How a Magic Bullet for Prostate Cancer Became a Medical Quandary

by Stewart Justman

Pub Date: April 4th, 2008
ISBN: 978-1-56663-627-8
Publisher: Ivan Dee/Rowman & Littlefield

Thoughtful review of a cancer-preventing drug that doctors don’t use—probably for good reasons.

Finasteride (sold by Merck as Proscar) blocks conversion of testosterone into the even stronger dihydrotestosterone. Blocking this conversion shrinks the prostate gland, which swells as men age, often obstructing the urinary passage. In 1992 the FDA approved finasteride to treat benign prostatic hyperplasia. Researchers immediately wanted to learn if a drug that repressed normal prostate cells might do the same to malignant cells.
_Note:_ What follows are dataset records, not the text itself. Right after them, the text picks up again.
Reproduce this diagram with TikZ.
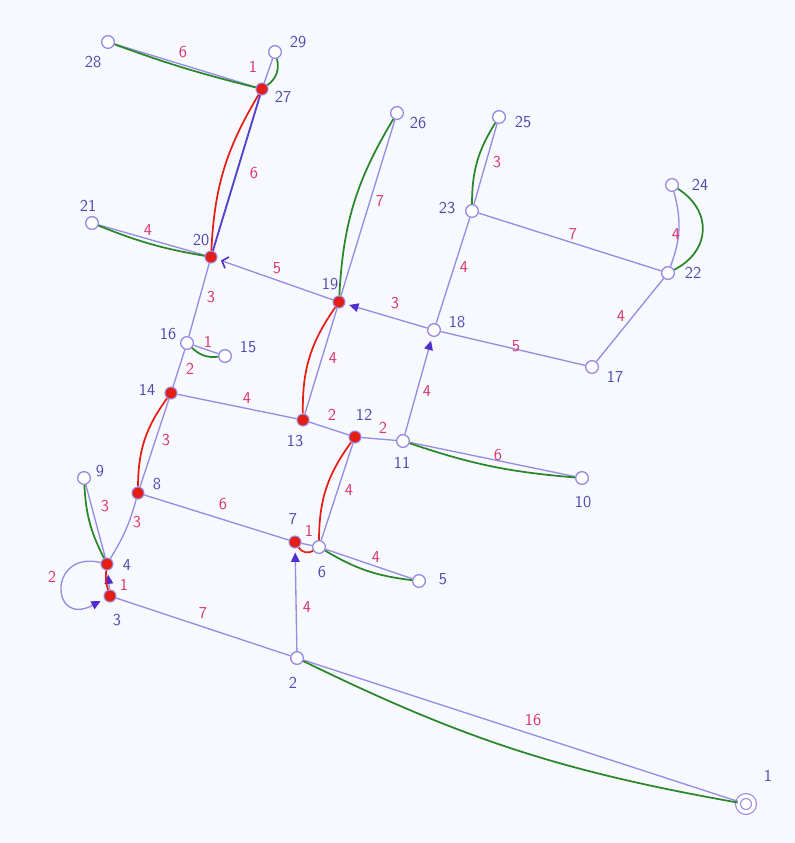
\documentclass[tikz,border=0pt]{standalone}
\usetikzlibrary{arrows.meta,shapes.geometric}
\definecolor{edgec}{RGB}{150,140,228}
\definecolor{darkedge}{RGB}{85,65,205}
\definecolor{wtc}{RGB}{215,55,105}
\definecolor{lblc}{RGB}{85,70,175}
\definecolor{grn}{RGB}{40,135,40}
\definecolor{redp}{RGB}{228,30,20}
\definecolor{arrc}{RGB}{80,45,205}
\definecolor{paper}{RGB}{248,249,254}
\begin{document}
\begin{tikzpicture}[x=0.75pt,y=-0.75pt,
  vopen/.style={circle,draw=edgec,fill=white,line width=1pt,minimum size=9.5pt,inner sep=0pt},
  vred/.style={circle,draw=edgec,fill=redp,line width=0.8pt,minimum size=9pt,inner sep=0pt},
  vroot/.style={circle,draw=edgec,fill=white,line width=0.9pt,double=white,double distance=2.7pt,minimum size=12pt,inner sep=0pt},
  edge/.style={draw=edgec,line width=1pt},
  dedge/.style={draw=darkedge,line width=1.4pt},
  gpath/.style={draw=grn,line width=1.3pt},
  rpath/.style={draw=redp,line width=1.3pt},
  tri/.style={-{Triangle[length=7pt,width=6.5pt,color=arrc]},shorten >=3pt},
  barb/.style={-{Straight Barb[length=4pt,width=9pt,color=arrc,line width=1.2pt]},shorten >=3pt},
  lbl/.style={text=lblc,font=\sffamily\fontsize{12.5}{14}\selectfont,inner sep=0pt},
  wt/.style={text=wtc,font=\sffamily\fontsize{12.5}{14}\selectfont,inner sep=0pt}]
\fill[paper] (0,0) rectangle (795,843);
\useasboundingbox (0,0) rectangle (795,843);

% vertices
\node[vroot] (n1) at (746,804) {};
\node[vopen] (n2) at (297,658) {};
\node[vred]  (n3) at (110,596) {};
\node[vred]  (n4) at (107,564) {};
\node[vopen] (n5) at (419,581) {};
\node[vopen] (n6) at (319,547) {};
\node[vred]  (n7) at (295,542) {};
\node[vred]  (n8) at (138,493) {};
\node[vopen] (n9) at (84,478) {};
\node[vopen] (n10) at (582,478) {};
\node[vopen] (n11) at (403,441) {};
\node[vred]  (n12) at (355,437) {};
\node[vred]  (n13) at (303,420) {};
\node[vred]  (n14) at (171,393) {};
\node[vopen] (n15) at (225,356) {};
\node[vopen] (n16) at (187,343) {};
\node[vopen] (n17) at (592,367) {};
\node[vopen] (n18) at (434,330) {};
\node[vred]  (n19) at (339,302) {};
\node[vred]  (n20) at (211,257) {};
\node[vopen] (n21) at (92,223) {};
\node[vopen] (n22) at (668,273) {};
\node[vopen] (n23) at (472,211) {};
\node[vopen] (n24) at (672,185) {};
\node[vopen] (n25) at (499,117) {};
\node[vopen] (n26) at (397,113) {};
\node[vred]  (n27) at (262,89) {};
\node[vopen] (n28) at (108,42) {};
\node[vopen] (n29) at (275,52) {};

% edges
\draw[edge] (n2) -- (n1);
\draw[edge] (n2) -- (n3);
\draw[edge,tri] (n2) -- (n7);
\draw[edge,tri] (n3) -- (n4);
\draw[edge,tri] (n4) .. controls (48,550) and (50,628) .. (n3);
\draw[edge] (n4) -- (n9);
\draw[edge] (n4) to[bend right=8] (n8);
\draw[edge] (n8) -- (n14);
\draw[edge] (n8) -- (n7);
\draw[edge] (n7) -- (n6);
\draw[edge] (n6) -- (n5);
\draw[edge] (n6) -- (n12);
\draw[edge] (n13) -- (n12);
\draw[edge] (n12) -- (n11);
\draw[edge] (n11) -- (n10);
\draw[edge,tri] (n11) -- (n18);
\draw[edge] (n14) -- (n13);
\draw[edge] (n13) -- (n19);
\draw[edge] (n14) -- (n16);
\draw[edge] (n16) -- (n15);
\draw[edge] (n16) -- (n20);
\draw[edge] (n20) -- (n21);
\draw[edge,barb] (n19) -- (n20);
\draw[edge,tri] (n18) -- (n19);
\draw[edge] (n19) -- (n26);
\draw[edge] (n18) -- (n17);
\draw[edge] (n18) -- (n23);
\draw[edge] (n23) -- (n25);
\draw[edge] (n23) -- (n22);
\draw[edge] (n22) to[bend right=18] (n24);
\draw[edge] (n22) -- (n17);
\draw[dedge] (n20) -- (n27);
\draw[edge] (n27) -- (n28);
\draw[edge] (n27) -- (n29);

% green paths
\draw[gpath] (n28) to[bend right=3] (n27);
\draw[gpath] (n27) to[bend right=35] (n29);
\draw[gpath] (n21) to[bend right=6] (n20);
\draw[gpath] (n19) to[bend left=14] (n26);
\draw[gpath] (n23) to[bend left=16] (n25);
\draw[gpath] (n22) to[bend right=60,looseness=1.3] (n24);
\draw[gpath] (n16) to[bend right=25] (n15);
\draw[gpath] (n4) to[bend left=12] (n9);
\draw[gpath] (n6) to[bend right=12] (n5);
\draw[gpath] (n11) to[bend right=7] (n10);
\draw[gpath] (n2) to[bend right=8] (n1);

% red paths
\draw[rpath] (n20) to[bend left=14] (n27);
\draw[rpath] (n13) to[bend left=18] (n19);
\draw[rpath] (n8) to[bend left=18] (n14);
\draw[rpath] (n6) to[bend left=18] (n12);
\draw[rpath] (n7) to[bend right=45] (n6);
\draw[rpath] (n3) to[bend left=12] (n4);

% vertex labels
\node[lbl] (l1) at (768,776) {1};
\node[lbl] (l2) at (293,683) {2};
\node[lbl] (l3) at (117,620) {3};
\node[lbl] (l4) at (127,565) {4};
\node[lbl] (l5) at (443,579) {5};
\node[lbl] (l6) at (322,572) {6};
\node[lbl] (l7) at (293,519) {7};
\node[lbl] (l8) at (157,484) {8};
\node[lbl] (l9) at (100,471) {9};
\node[lbl] (l10) at (583,502) {10};
\node[lbl] (l11) at (402,463) {11};
\node[lbl] (l12) at (364,415) {12};
\node[lbl] (l13) at (295,441) {13};
\node[lbl] (l14) at (147,390) {14};
\node[lbl] (l15) at (248,347) {15};
\node[lbl] (l16) at (168,334) {16};
\node[lbl] (l17) at (615,377) {17};
\node[lbl] (l18) at (457,322) {18};
\node[lbl] (l19) at (330,284) {19};
\node[lbl] (l20) at (201,240) {20};
\node[lbl] (l21) at (88,206) {21};
\node[lbl] (l22) at (693,273) {22};
\node[lbl] (l23) at (447,208) {23};
\node[lbl] (l24) at (700,185) {24};
\node[lbl] (l25) at (523,122) {25};
\node[lbl] (l26) at (418,123) {26};
\node[lbl] (l27) at (283,97) {27};
\node[lbl] (l28) at (93,62) {28};
\node[lbl] (l29) at (298,42) {29};

% weights
\node[wt] (w1) at (533,720) {16};
\node[wt] (w2) at (203,613) {7};
\node[wt] (w3) at (307,607) {4};
\node[wt] (w4) at (52,577) {2};
\node[wt] (w5) at (124,585) {1};
\node[wt] (w6) at (105,506) {3};
\node[wt] (w7) at (137,522) {3};
\node[wt] (w8) at (223,504) {6};
\node[wt] (w9) at (309,531) {1};
\node[wt] (w10) at (376,557) {4};
\node[wt] (w11) at (349,490) {4};
\node[wt] (w12) at (332,415) {2};
\node[wt] (w13) at (383,428) {2};
\node[wt] (w14) at (498,455) {6};
\node[wt] (w15) at (427,391) {4};
\node[wt] (w16) at (166,440) {3};
\node[wt] (w17) at (247,398) {4};
\node[wt] (w18) at (333,358) {4};
\node[wt] (w19) at (190,369) {2};
\node[wt] (w20) at (208,342) {1};
\node[wt] (w21) at (211,297) {3};
\node[wt] (w22) at (148,230) {4};
\node[wt] (w23) at (277,268) {5};
\node[wt] (w24) at (395,303) {3};
\node[wt] (w25) at (380,201) {7};
\node[wt] (w26) at (516,346) {5};
\node[wt] (w27) at (464,267) {4};
\node[wt] (w28) at (497,162) {3};
\node[wt] (w29) at (573,234) {7};
\node[wt] (w30) at (676,234) {4};
\node[wt] (w31) at (621,316) {4};
\node[wt] (w32) at (254,173) {6};
\node[wt] (w33) at (183,52) {6};
\node[wt] (w34) at (253,67) {1};
\end{tikzpicture}
\end{document}
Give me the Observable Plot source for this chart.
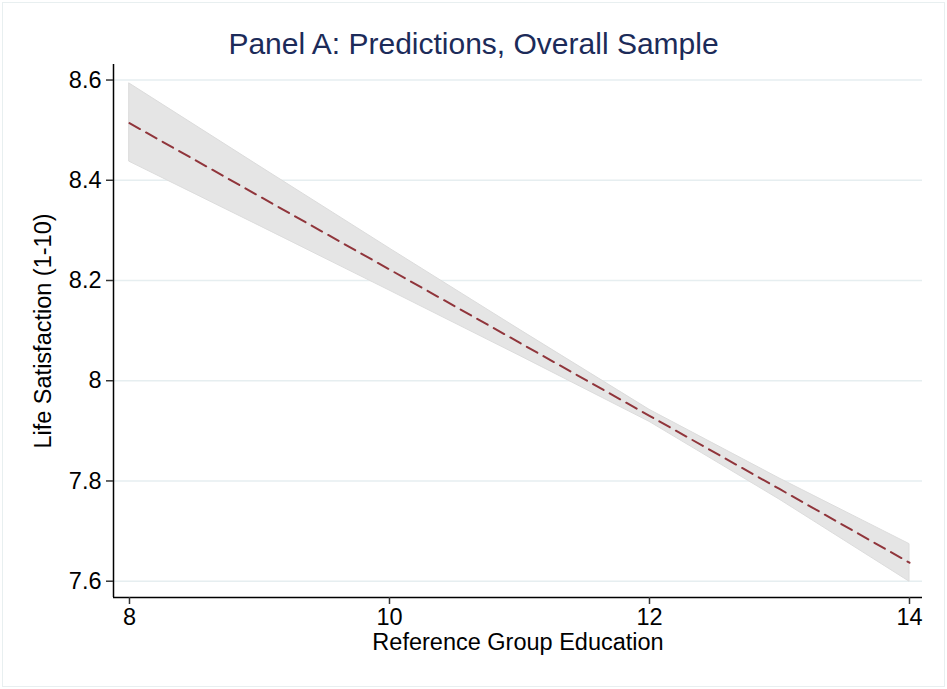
<!DOCTYPE html>
<html><head><meta charset="utf-8">
<script src="https://cdn.jsdelivr.net/npm/d3@7"></script>
<script src="https://cdn.jsdelivr.net/npm/@observablehq/plot@0.6"></script>
<style>
body{margin:0;background:#fff;}
#wrap{position:relative;width:947px;height:689px;}
#title{position:absolute;top:26px;left:0;width:947px;text-align:center;font-family:"Liberation Sans",Arial,sans-serif;font-size:30px;color:#1c2b59;line-height:36px;}
#border{position:absolute;left:2px;top:2px;width:941px;height:683px;border:1px solid #e8eff0;pointer-events:none}
#chart{position:absolute;left:0;top:0;}
</style></head><body>
<div id="wrap"><div id="border"></div><div id="chart"></div><div id="title">Panel A: Predictions, Overall Sample</div></div>
<script>
const educ = [8, 9, 10, 11, 12, 13, 14];
const fit  = [8.514, 8.368, 8.222, 8.076, 7.930, 7.784, 7.637];
const lo   = [8.437, 8.309, 8.180, 8.050, 7.918, 7.763, 7.599];
const hi   = [8.593, 8.428, 8.264, 8.102, 7.942, 7.805, 7.674];
const xTicks = [8, 10, 12, 14];
const yTicks = [7.6, 7.8, 8, 8.2, 8.4, 8.6];
const xDomain = [7.877, 14.1];
const yDomain = [7.5675, 8.631];
const xLabel = "Reference Group Education";
const yLabel = "Life Satisfaction (1-10)";
const rows = educ.map((x, i) => ({x, fit: fit[i], lo: lo[i], hi: hi[i]}));
const font = '"Liberation Sans", Arial, Helvetica, sans-serif';
const chart = Plot.plot({
  width: 947, height: 689,
  marginLeft: 113, marginRight: 25, marginTop: 64, marginBottom: 92,
  style: {fontFamily: font, fontSize: "23.5px", background: "transparent", color: "#000", overflow: "visible"},
  x: {domain: xDomain},
  y: {domain: yDomain},
  marks: [
    Plot.ruleY(yTicks, {stroke: "#e6eef0", strokeWidth: 1.5}),
    Plot.areaY(rows, {x: "x", y1: "lo", y2: "hi", fill: "#e5e5e5", stroke: "#dcdcdc", strokeWidth: 1}),
    Plot.line(rows, {x: "x", y: "fit", stroke: "#90353b", strokeWidth: 2, strokeDasharray: "12,7"}),
    Plot.ruleX([xDomain[0]], {stroke: "#000", strokeWidth: 1.5}),
    Plot.ruleY([yDomain[0]], {stroke: "#000", strokeWidth: 1.5}),
    Plot.axisY({ticks: yTicks, tickSize: 7, tickPadding: 5, label: null, tickFormat: d => String(d), stroke: "#333", strokeWidth: 1.5, fill: "#000"}),
    Plot.axisX({ticks: xTicks, tickSize: 7, tickPadding: 4, label: null, tickFormat: d => String(d), stroke: "#333", strokeWidth: 1.5, fill: "#000"}),
    Plot.text([yLabel], {frameAnchor: "left", dx: -70, rotate: -90, textAnchor: "middle", fill: "#000"}),
    Plot.text([xLabel], {frameAnchor: "bottom", dy: 52, textAnchor: "middle", fill: "#000"})
  ]
});
document.getElementById("chart").appendChild(chart);
</script>
</body></html>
In 1993, nearly 19,000 volunteers aged 55 and older began a study in which half took finasteride and half didn’t. After ten years, the men taking finasteride were shown to have a 25 percent lower chance of developing prostate cancer. That was the good news. The bad news was that among the smaller number who did get cancer while taking finasteride, a higher percentage developed more aggressive, less curable cancers. Given a drug that prevents cancer in many patients but might harm a few, doctors have made a choice: They don’t prescribe it. Since finasteride may save lives, some authorities accuse doctors of focusing too much on individual patients to the detriment of society. Justman (English/Univ. of Montana) maintains that this is the right choice. He recounts cautionary tales of occasions when physicians or other experts decided individuals must suffer for the greater good; his evidence includes the Tuskegee study, in which African-American sharecroppers were denied treatment for syphilis. He agrees with general medical opinion that it’s wrong to conclude, if the number of cancers prevented by finasteride exceeds the number induced, that the drug has a “net benefit.” A unique glory of scientific medicine is a vivid awareness of our ignorance, Justman writes. Until doctors understand what causes prostate cancer and how finasteride works to prevent it, they prefer to observe a guiding principle of the Hippocratic Oath: “First, do no harm.”

An eloquent account of the medical profession’s sometimes cautious approach to advancement.